I lost half a dozen relatives in the Holocaust. But I don’t see any inherent problem with having a German cultural center near the site of a former Nazi death camp. So long as the center does not interfere with the operations of the memorial established at the camp, does not promote anti-Semitism, and doesn’t advocate the sort of virulent nationalism that helped cause the Holocaust, it should be unobjectionable. As Krauthammer notes, Germans as a group are not to blame for the Holocaust. And German culture is not reducible to Nazism and anti-Semitism. A center promoting elements of German culture that are not implicated in those phenomena does not somehow offend against the memory of Holocaust victims. A German cultural center that actually condemns Nazism and extreme nationalism while celebrating positive elements of German culture could actually make a useful contribution to reducing prejudice and honoring the victims.

I recognize, of course, that some Jews might still be offended, and avoiding such offense might be a pragmatic justification for not building the center. But the issue is whether the offense-taking would be justified. No one has a moral obligation to change their plans merely because others take unjustified offense.

The same points apply to the proposed Islamic Cultural Center near Ground Zero. Islam is not reducible to terrorism and oppression. A Muslim center near Ground Zero that promotes positive aspects of the Muslim tradition is unobjectionable. One that also denounces terrorism and radical Islamism would be a positive good.

III. Objections to this Particular Center.

Even if there is no good reason to oppose an Islamic facility as such, there are serious objections to Feisal Abdul Rauf, leader of this particular project. For details, see recent articles by Cathy Young, Christopher Hitchens, and Michael Weiss. Hitchens, Weiss, and Young all agree that Rauf’s group has a legal right to build the mosque and do not object to the construction of a mosque near Ground Zero as such. But they also have serious qualms about Rauf’s views, questioning whether he really is an advocate of “moderation,” tolerance, and peace as his defenders claim. To briefly summarize the case against Rauf, the most important points are that he seems to praise much of the ideology of Iran’s repressive theocratic regime, refuses to admit that Hamas is a terrorist group (which should be a no-brainer even if you think that Israel’s policies in Gaza are unjustified), claims that the US was “an accessory” to the 9/11 attacks, and sometimes draws a kind of moral equivalency between US foreign policy and Al Qaeda.
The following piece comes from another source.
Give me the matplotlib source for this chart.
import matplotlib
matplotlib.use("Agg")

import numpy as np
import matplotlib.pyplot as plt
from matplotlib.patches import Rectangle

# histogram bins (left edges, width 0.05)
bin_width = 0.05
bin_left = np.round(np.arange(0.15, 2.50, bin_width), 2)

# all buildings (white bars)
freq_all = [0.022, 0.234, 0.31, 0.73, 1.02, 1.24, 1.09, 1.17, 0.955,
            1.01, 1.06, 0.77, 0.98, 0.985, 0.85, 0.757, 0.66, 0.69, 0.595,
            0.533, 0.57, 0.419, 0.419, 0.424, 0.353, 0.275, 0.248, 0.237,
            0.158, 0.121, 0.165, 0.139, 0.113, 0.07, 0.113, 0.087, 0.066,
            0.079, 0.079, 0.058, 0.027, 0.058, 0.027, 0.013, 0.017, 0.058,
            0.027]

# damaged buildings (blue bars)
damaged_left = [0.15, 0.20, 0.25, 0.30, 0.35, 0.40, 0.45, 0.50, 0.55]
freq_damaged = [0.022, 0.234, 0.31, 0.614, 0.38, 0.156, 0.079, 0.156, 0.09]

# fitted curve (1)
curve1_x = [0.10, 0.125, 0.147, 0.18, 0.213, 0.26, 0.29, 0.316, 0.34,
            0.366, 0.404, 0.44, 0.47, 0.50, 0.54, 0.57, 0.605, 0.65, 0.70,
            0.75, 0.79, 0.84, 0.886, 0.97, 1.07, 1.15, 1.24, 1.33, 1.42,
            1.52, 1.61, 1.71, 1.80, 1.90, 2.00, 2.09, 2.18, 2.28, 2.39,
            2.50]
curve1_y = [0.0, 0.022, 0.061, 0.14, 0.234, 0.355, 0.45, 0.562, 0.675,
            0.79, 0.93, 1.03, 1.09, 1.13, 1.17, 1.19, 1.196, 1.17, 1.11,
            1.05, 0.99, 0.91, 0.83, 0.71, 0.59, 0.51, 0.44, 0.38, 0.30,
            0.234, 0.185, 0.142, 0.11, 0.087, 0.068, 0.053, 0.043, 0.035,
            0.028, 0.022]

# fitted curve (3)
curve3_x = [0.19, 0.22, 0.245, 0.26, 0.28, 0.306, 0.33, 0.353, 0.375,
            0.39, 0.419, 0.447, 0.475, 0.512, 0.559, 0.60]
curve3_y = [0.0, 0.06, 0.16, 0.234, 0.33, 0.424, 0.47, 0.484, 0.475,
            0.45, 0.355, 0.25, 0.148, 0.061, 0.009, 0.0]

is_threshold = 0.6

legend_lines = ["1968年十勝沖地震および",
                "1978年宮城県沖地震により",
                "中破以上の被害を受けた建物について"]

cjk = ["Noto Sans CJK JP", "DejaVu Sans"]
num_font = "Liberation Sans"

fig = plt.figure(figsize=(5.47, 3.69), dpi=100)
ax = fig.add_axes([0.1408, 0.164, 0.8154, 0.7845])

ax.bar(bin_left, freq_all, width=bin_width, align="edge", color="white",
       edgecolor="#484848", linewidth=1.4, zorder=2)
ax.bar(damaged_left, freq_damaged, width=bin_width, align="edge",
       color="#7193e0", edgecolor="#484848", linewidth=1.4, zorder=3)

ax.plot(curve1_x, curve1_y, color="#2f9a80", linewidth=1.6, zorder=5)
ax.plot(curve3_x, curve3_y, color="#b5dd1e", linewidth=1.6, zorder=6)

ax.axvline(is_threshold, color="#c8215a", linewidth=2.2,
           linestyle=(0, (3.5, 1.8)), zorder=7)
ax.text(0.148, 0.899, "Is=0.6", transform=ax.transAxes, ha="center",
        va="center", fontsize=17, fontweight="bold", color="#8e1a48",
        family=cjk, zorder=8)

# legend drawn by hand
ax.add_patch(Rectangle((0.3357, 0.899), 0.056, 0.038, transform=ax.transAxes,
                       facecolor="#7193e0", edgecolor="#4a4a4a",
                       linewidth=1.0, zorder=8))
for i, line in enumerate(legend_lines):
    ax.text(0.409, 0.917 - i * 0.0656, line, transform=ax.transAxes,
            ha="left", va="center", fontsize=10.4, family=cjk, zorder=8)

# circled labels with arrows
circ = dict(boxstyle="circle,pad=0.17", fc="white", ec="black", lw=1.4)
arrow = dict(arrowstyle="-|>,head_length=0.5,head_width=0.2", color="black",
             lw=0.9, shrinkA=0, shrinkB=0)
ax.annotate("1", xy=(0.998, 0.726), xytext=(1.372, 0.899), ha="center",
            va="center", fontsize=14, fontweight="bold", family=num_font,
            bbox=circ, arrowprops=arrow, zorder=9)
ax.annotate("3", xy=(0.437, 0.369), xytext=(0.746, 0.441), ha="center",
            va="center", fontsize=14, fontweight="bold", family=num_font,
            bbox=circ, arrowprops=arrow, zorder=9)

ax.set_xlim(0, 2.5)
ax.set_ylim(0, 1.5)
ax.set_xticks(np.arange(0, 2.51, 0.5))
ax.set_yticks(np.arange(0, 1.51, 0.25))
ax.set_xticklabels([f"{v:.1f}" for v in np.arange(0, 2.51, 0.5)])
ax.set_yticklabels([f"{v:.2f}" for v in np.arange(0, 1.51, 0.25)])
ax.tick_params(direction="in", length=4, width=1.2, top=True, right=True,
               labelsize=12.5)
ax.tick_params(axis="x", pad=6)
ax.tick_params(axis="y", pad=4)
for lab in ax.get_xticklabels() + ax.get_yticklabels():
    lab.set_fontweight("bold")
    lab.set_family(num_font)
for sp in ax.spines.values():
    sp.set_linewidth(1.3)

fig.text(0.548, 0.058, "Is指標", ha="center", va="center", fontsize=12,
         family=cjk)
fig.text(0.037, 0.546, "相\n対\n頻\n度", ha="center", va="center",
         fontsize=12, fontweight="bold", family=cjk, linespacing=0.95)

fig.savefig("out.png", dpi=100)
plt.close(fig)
Weiss also points out that Rauf took part in a bogus “peace organization” organized by a prominent Malaysian anti-Semite.

As Young notes, there are also more positive attributes to Rauf’s record. For example, he has denounced the 9/11 attacks, criticized some radical Islamist groups, praised the US Constitution, and urged Muslims to respect women’s rights. I don’t think the man is a radical Islamist or a defender of terrorism. Nonetheless, Rauf’s statements are sufficiently troubling that there is good reason to to be skeptical about his mosque initiative unless and until he retracts the above comments or proves that he was somehow misquoted. To borrow from Krauthammer’s Treblinka analogy, it is as if the hypothetical German cultural center there had a leader who claimed that US and British efforts in World War II were morally comparable to the crimes of the Nazis, asserted that Jewish leaders were “accessories” to the rise of Nazi anti-Semitism, refused to describe the SS as mass murderers, and praised the ideology of a fascist dictatorship. Even if he also denounced the Holocaust, claimed to oppose anti-Semitism, and urged fascists to drop some of their most objectionable policies, we could legitimately harbor serious doubts about his organization. The same goes for Rauf and his Islamic Cultural Center.
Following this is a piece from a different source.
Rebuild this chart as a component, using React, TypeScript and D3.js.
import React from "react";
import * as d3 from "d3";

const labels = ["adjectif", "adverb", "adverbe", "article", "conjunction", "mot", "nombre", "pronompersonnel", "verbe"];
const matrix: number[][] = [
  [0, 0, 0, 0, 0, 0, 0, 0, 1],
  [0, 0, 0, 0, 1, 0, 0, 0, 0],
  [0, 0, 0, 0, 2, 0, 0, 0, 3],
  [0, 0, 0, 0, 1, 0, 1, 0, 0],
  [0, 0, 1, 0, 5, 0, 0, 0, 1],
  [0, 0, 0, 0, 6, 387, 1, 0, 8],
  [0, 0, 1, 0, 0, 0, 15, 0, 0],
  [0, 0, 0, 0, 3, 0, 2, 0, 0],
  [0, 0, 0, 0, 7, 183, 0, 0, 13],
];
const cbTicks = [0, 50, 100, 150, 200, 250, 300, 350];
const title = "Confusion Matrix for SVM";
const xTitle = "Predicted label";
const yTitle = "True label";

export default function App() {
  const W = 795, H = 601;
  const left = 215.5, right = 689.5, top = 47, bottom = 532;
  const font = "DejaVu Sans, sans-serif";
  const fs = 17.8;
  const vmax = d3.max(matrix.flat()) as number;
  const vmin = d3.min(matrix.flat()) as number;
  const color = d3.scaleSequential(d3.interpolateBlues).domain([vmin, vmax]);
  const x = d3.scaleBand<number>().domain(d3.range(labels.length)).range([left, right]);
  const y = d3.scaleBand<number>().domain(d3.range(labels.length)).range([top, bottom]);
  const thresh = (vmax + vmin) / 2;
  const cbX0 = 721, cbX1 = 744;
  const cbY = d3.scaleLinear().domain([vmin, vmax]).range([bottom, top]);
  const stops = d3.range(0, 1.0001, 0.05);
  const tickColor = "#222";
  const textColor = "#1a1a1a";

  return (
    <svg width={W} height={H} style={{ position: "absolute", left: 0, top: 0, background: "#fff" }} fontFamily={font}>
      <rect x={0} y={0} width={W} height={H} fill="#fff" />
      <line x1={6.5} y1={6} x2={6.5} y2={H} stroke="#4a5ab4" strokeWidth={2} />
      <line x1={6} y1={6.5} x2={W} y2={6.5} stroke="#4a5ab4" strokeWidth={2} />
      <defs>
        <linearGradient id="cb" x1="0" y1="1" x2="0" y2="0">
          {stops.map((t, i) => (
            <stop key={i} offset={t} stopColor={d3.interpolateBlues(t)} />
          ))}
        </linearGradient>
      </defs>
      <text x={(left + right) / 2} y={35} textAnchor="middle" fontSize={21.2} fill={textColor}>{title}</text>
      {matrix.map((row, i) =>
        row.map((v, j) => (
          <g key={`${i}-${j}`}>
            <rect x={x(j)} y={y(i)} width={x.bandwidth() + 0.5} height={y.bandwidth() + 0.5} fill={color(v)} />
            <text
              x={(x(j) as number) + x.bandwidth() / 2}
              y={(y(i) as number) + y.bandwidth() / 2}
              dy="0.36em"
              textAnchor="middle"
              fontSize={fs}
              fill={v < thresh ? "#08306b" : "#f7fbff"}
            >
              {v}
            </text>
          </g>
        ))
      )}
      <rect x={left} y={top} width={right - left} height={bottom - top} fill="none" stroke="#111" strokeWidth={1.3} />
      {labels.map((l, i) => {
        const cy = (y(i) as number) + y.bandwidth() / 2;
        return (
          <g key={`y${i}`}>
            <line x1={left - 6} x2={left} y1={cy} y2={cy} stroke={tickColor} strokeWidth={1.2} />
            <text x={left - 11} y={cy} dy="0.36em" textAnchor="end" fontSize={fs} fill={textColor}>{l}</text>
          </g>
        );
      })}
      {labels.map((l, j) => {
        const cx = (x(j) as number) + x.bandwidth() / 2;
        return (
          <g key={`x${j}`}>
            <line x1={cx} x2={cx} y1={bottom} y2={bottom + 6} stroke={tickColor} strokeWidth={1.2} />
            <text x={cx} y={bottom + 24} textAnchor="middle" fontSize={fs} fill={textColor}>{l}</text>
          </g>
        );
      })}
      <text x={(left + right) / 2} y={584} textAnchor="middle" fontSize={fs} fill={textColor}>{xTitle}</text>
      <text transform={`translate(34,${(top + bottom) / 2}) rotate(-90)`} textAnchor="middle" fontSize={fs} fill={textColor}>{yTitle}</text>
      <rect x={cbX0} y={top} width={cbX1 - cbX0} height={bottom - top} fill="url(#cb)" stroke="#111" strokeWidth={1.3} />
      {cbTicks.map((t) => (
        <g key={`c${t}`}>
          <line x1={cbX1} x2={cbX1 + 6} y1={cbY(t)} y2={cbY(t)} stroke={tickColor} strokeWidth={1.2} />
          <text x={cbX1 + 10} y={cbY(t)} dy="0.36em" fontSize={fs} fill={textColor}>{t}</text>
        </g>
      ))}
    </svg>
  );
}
UPDATE: Various commenters have defended Rauf’s remark posiing a moral equivalence between US foreign policy and Al Qaeda, by claiming that its full context somehow excuses it. I don’t agree. This is what Rauf said:

The complexity [in hostility of many Muslims towards the US and the West] arises, sir, from the fact that — from political problems and the history of the politics between the West and the Muslim world. We tend to forget, in the West, that the United States has more Muslim blood on its hands than al Qaida has on its hands of innocent non Muslims You may remember that the US lead sanction against Iraq lead to the death of over half a million Iraqi children. This has been documented by the United Nations…..

What complicates the discussion, intra-Islamically, is the fact that the West has not been cognisant and has not addressed the issues of its own contribution to much injustice in the Arab and Muslim world. It is a difficult subject to discuss with Western audiences but it is one that must be pointed out and must be raised.

First, to deal with a side issue, Rauf’s claim that US led sanctions on Iraq killed a half million children is simply false, and is certainly not the kind of idea that is peddled by responsible “moderates.”

Second, Rauf clearly does intend to draw a moral parallel between “Muslim blood” on US “hands” and the innocents killed by Al Qaeda, suggesting that the former is a defensible reason for Muslim hostility to the US (though not, he points out, for terrorism; I noted that Rauf isn’t a proponent of terrorism in the original post).

Rauf’s claim also ignores the fact that nearly all of this “blood” is either that of combatants or that of civilians killed accidentally in military operations. It also ignores the many innocent Muslim lives saved by US interventions in Somalia, Bosnia, Kosovo, and Kuwait, among others. In the former three cases, there wasn’t even a significant US strategic or economic interest at stake.

If this were Rauf’s only indefensible statement, I might be inclined to overlook it. But in combination with the other ones noted above, I’m not.